Das Gesamtkonzept Tolkiens scheint also das, was manche "Mittelerde" nennen, als einen Ereignisort - Knotenpunkt oder Schnittpunkt oder Durchlaufort - zumindest zeitweise vorgesehen zu haben, eventuell es also auch so erlebt zu haben. Das wäre dann ein Ort, in dem sich alle vorhandenen Phantasien herumtummeln und wo einzelne Figuren daraus ein Ganzes zu schmieden zu suchen, ohne es doch je zu schaffen.

Auch "The Adventures of Tom Bomadil" - der Gedichtband - gehörte dann dazu, auch "Roverandom", auch "Smith of Wootton Major". Sie alle variieren ein Grundthema: die Begegnung mit diesem "Knotenpunkt". Oder noch anders ausgedrückt: das Grundthema schildert Grenzerfahrungen.
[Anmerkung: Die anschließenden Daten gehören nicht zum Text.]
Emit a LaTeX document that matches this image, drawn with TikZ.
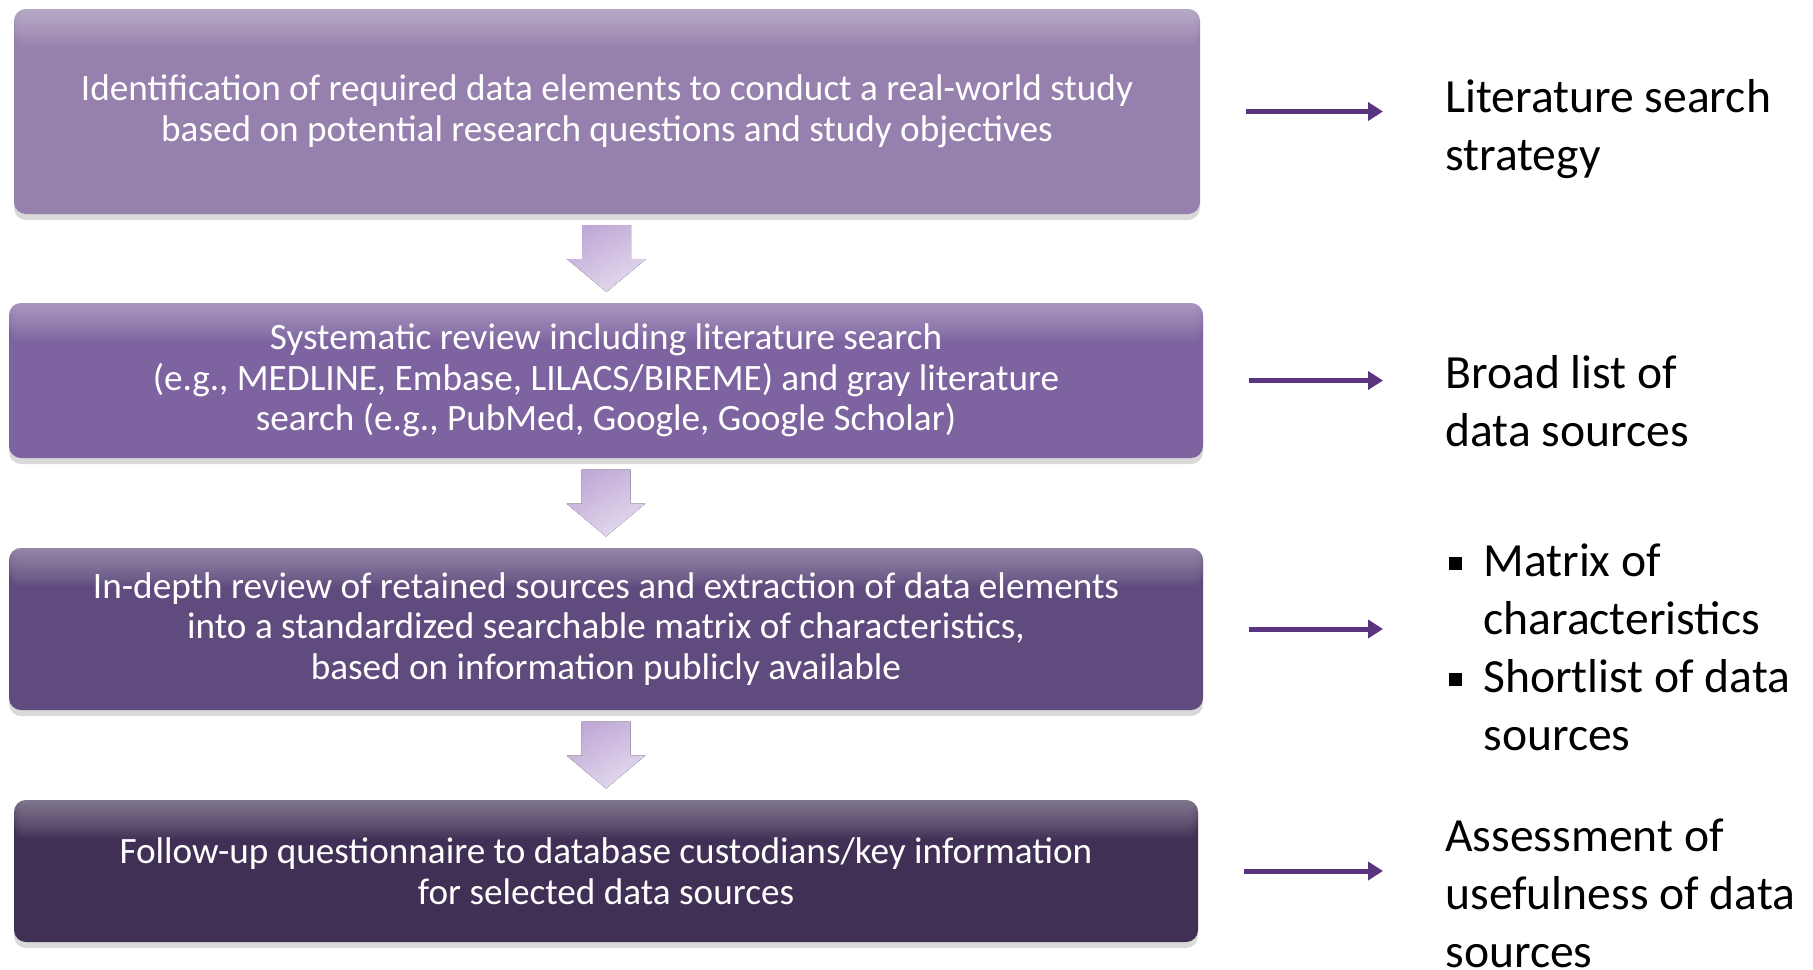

Die beiden Tolkienforscher Wayne G. Hammond und Christina Scull haben diesem "Gesamtkonzept" Tolkiens - das natürlich nur postuliert werden kann - dadurch noch eine Menge Material zugeführt, dass sie die frühen Zeichnungen und Bilder Tolkiens als eng verzahnt mit seinen Texten aufgewiesen haben. Zum einen haben sie diese Zeichnungen uns durch Veröffentlichung zugänglich gemacht, zum anderen haben sie durch chronologische Zuordnung gezeigt, dass Tolkien seine mythischen Phantasien in seiner Frühphase zunächst gezeichnet hat.

Also auch diese frühen Zeichnungen gehören in diesen Schaffensprozess hinein und wirken bis in die veröffentlichten Werke "Hobbit" und LotR hinein nach.

Fazit:

1. "Mittelerde" ist also vermutlich nichts Festes bei Tolkien, sondern ein Ort, wo sich eine bunte Vielfalt von Legenden, Sagen und seltsamen Mythen befinden, die aber offensichtlich von den Bewohnern irgendwie abgekoppelt zu sein scheinen, von einigen aber wiederentdeckt und verlebendigt werden können. Kanon wäre dann tatsächlich alles, was Tolkien je zu diesem Durchgangsort oder Grenzbereich fabuliert hat.

2. Im engen Sinne Kanon sind nur die von ihm veröffentlichten Werke, die aber - behaupte ich hier mal nur - ebenfalls einen Prozess schildern. Es handelt sich ja so gut wie immer um eine 'Quest', um Begegnungen mit Unbekanntem oder Verlorenem oder Vergessenem.